Analyse zur Werbung im Ski-ZirkusLasst die Ski-Stars doch ihre Getränkedosen zeigen
Marco Odermatt und andere Schweizer Ski-Athleten strecken Produkte für Sponsoren in die Kamera und erhalten dafür Geld. Die Praxis wird von deutschen Sendern abgelehnt. SRF hingegen zeigt die Fahrer, «wie sie vor die Kamera treten».
In ihnen drin steckt pures Wasser oder künstliche Koffeinbrühe. Doch die Dosen und Flaschen, die Schweizer Ski-Athleten während Zielrauminterviews – Presenter genannt – unbeholfen ins Kamerabild strecken, enthalten auch allerhand Aufregerpotenzial. «Penetrant» oder «peinlich» nennen es die einen. «Halbseiden» ist die Praxis für die anderen.
Gerade trifft es Superstar Marco Odermatt. Der beste Schweizer Fahrer seit langem wirbt für eine Dose mit Koffeindosis aus Österreich und ficht nach gewonnenen Rennen regelmässig mit seiner Büchse um die Werbehoheit vor der Fernsehkamera – gegen die Mikrofone, auf denen fett «SRF» prangt.

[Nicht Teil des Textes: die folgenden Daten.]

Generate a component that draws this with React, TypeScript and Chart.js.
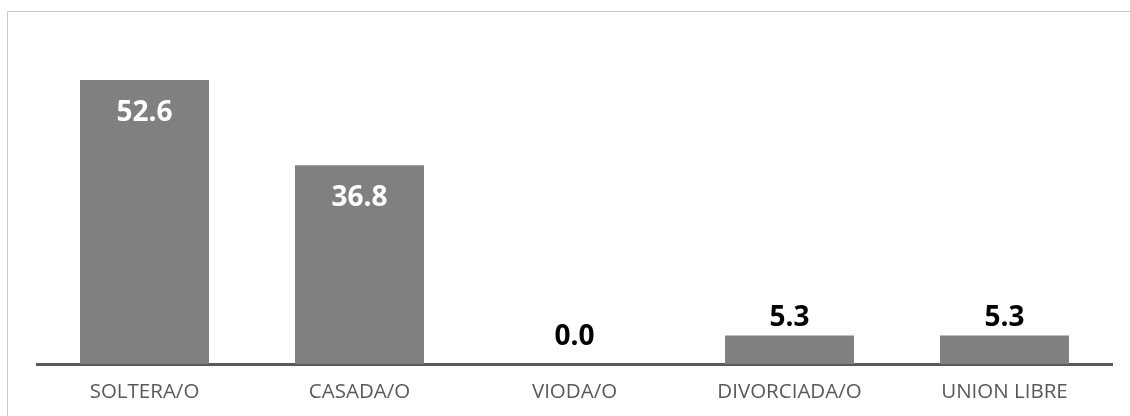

Die Diskussion über die schleichende Sponsorenpräsenz bei Sportlerinnen und Sportlern nimmt auch hier übertriebene Züge an. Angesichts der Tatsache, dass Skirennen – wie die meisten anderen Sportübertragungen bis hin zum Snooker – seit vielen Jahren reine Dauerwerbesendungen sind, wirkt die Aufgeregtheit wie der Ärger eines Rummelplatzbesuchers über bunte Lichter und Geschrei.
Deutsche Furcht vor Integritätsverlust
Die öffentlich-rechtlichen Sender Deutschlands ARD und ZDF lösten vor vier Jahren einen «Flaschenkrieg» aus, als sie sich weigerten, schleichwerberische Bilder von Flaschen haltenden Wintersportlern zu übertragen. Kein Zufall: Seit Jahren machen sie in Eigenproduktionen Markenschriften selbst dann unkenntlich, wenn sie auf der Tasche eines vorbeiradelnden Velokuriers zufällig ins Bild geraten.
«Die Einschätzung der ARD-Juristen war und ist, dass derartige Produktplatzierungen im Rahmen unserer Übertragungen unzulässig sind», schreibt die ARD-Medienstelle dazu. «Aus diesem Grund halten wir uns nach wie vor an diese Entscheidung.»
Während die deutschen Sender einen Integritätsverlust durch Schleichwerbung fürchten, akzeptiert man in den Skinationen Schweiz und Österreich den Obolus, den die Heldinnen und Helden der weissen Hänge von ihren Sponsoren erhalten. Denn bekanntlich sind nicht alle von ihnen auf Rosen gebettet wie Odermatt.
Die Zurschaustellung von Sponsorenbeziehungen erhält in der Ära von Tiktok – dem Produktplatzierungskanal schlechthin – zudem gerade eine ganz andere Konnotation: Für die jüngeren Generationen sind durch Schleichwerbung erfolgreiche Geldscheffler längst Objekte der Bewunderung geworden. Who cares?, schallt es aus den sozialen Kanälen.
Vor einem Jahr erhielt SRF für seine legere Haltung in dieser Sache sogar das Plazet der Ombudsstelle der SRG. Die Trinkflasche möge störend wirken, schrieb diese. SRF agiere aber nicht nach eigenem Gutdünken, sondern «bilde das Interview ab, wie es sich ihm präsentiert».
SRF kommentiert fast gleichlautend: Es bilde «die Skifahrerinnen und -fahrer aktuell so ab, wie sie vor die Kamera treten». Dass diese dabei ihren Sponsor nicht zu kurz kommen lassen, ist einerseits nachvollziehbar. Andererseits würde man es als Zuschauer vorziehen, wenn die Aktion nicht ganz so penetrant und peinlich vollzogen würde.